### Written request
Line by line, repeat the data below exactly, beginning at the first line and ending at the line with "Serif, Noto Sans". Omit pictures.

### Data excerpt

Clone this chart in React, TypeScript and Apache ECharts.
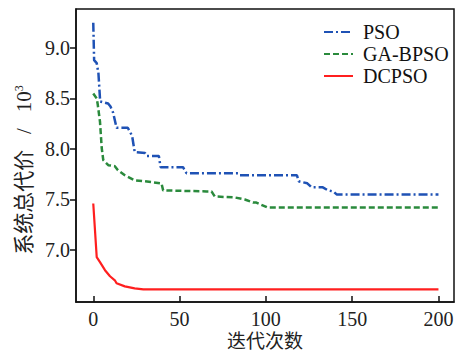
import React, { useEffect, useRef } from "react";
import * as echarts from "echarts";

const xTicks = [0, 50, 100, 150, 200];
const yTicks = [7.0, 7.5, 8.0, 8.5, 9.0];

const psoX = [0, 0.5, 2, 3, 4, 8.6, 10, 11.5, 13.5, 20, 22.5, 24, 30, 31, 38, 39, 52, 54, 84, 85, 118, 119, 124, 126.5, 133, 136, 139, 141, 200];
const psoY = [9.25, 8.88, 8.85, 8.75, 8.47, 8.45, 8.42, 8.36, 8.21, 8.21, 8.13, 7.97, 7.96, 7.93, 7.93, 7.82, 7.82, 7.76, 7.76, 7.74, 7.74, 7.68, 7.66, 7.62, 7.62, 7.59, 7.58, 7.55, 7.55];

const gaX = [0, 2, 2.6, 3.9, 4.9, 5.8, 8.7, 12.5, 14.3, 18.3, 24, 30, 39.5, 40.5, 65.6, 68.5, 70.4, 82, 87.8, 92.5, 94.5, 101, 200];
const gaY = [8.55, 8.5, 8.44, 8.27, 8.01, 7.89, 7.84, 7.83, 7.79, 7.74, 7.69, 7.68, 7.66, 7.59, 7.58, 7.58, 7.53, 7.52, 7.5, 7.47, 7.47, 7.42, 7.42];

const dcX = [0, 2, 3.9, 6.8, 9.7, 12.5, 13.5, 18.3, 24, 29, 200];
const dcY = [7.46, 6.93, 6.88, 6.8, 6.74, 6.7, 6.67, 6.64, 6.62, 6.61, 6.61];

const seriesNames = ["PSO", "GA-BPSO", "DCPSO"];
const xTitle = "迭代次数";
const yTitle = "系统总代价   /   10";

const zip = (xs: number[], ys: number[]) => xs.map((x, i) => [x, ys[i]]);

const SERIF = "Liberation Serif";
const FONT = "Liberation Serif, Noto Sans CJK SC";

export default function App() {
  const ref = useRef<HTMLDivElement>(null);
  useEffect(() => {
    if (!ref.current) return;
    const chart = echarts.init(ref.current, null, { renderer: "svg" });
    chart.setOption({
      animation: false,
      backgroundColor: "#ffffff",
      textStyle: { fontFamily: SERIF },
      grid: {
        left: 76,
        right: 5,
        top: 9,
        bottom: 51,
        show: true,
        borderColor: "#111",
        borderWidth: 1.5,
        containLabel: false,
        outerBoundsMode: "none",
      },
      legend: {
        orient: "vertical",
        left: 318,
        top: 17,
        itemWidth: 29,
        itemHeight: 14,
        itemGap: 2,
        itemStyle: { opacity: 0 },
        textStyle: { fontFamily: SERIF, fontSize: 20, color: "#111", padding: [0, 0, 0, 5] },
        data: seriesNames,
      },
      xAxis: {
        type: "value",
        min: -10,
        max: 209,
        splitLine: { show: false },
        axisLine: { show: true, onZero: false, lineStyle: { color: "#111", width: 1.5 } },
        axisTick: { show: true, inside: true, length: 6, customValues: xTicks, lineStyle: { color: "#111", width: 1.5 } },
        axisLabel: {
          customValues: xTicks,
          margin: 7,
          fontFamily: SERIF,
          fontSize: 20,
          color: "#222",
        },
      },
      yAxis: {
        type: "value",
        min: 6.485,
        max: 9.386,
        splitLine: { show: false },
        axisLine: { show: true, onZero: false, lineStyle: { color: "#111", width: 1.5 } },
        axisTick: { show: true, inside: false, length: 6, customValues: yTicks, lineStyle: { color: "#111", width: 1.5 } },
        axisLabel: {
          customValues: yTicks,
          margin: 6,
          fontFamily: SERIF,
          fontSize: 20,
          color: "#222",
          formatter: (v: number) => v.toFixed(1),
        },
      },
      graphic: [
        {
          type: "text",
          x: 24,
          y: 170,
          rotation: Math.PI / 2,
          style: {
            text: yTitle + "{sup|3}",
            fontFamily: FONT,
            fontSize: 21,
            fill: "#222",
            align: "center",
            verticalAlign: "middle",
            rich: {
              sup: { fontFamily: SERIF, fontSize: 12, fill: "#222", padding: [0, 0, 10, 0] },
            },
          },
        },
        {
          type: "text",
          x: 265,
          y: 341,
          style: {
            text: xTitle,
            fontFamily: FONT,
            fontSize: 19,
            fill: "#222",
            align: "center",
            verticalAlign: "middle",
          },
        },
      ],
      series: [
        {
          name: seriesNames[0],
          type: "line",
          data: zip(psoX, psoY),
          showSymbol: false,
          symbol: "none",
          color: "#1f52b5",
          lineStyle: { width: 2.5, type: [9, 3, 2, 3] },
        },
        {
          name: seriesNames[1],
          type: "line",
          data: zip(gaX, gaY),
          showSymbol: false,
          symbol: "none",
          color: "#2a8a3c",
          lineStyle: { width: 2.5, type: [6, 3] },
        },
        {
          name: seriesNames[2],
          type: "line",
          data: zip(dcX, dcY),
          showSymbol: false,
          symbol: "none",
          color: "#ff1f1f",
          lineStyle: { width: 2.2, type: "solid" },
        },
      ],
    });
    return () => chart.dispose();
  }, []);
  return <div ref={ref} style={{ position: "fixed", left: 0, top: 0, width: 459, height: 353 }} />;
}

### Output
Clone this chart in React, TypeScript and Apache ECharts.
import React, { useEffect, useRef } from "react";
import * as echarts from "echarts";

const xTicks = [0, 50, 100, 150, 200];
const yTicks = [7.0, 7.5, 8.0, 8.5, 9.0];

const psoX = [0, 0.5, 2, 3, 4, 8.6, 10, 11.5, 13.5, 20, 22.5, 24, 30, 31, 38, 39, 52, 54, 84, 85, 118, 119, 124, 126.5, 133, 136, 139, 141, 200];
const psoY = [9.25, 8.88, 8.85, 8.75, 8.47, 8.45, 8.42, 8.36, 8.21, 8.21, 8.13, 7.97, 7.96, 7.93, 7.93, 7.82, 7.82, 7.76, 7.76, 7.74, 7.74, 7.68, 7.66, 7.62, 7.62, 7.59, 7.58, 7.55, 7.55];

const gaX = [0, 2, 2.6, 3.9, 4.9, 5.8, 8.7, 12.5, 14.3, 18.3, 24, 30, 39.5, 40.5, 65.6, 68.5, 70.4, 82, 87.8, 92.5, 94.5, 101, 200];
const gaY = [8.55, 8.5, 8.44, 8.27, 8.01, 7.89, 7.84, 7.83, 7.79, 7.74, 7.69, 7.68, 7.66, 7.59, 7.58, 7.58, 7.53, 7.52, 7.5, 7.47, 7.47, 7.42, 7.42];

const dcX = [0, 2, 3.9, 6.8, 9.7, 12.5, 13.5, 18.3, 24, 29, 200];
const dcY = [7.46, 6.93, 6.88, 6.8, 6.74, 6.7, 6.67, 6.64, 6.62, 6.61, 6.61];

const seriesNames = ["PSO", "GA-BPSO", "DCPSO"];
const xTitle = "迭代次数";
const yTitle = "系统总代价   /   10";

const zip = (xs: number[], ys: number[]) => xs.map((x, i) => [x, ys[i]]);

const SERIF = "Liberation Serif";
const FONT = "Liberation Serif, Noto Sans CJK SC";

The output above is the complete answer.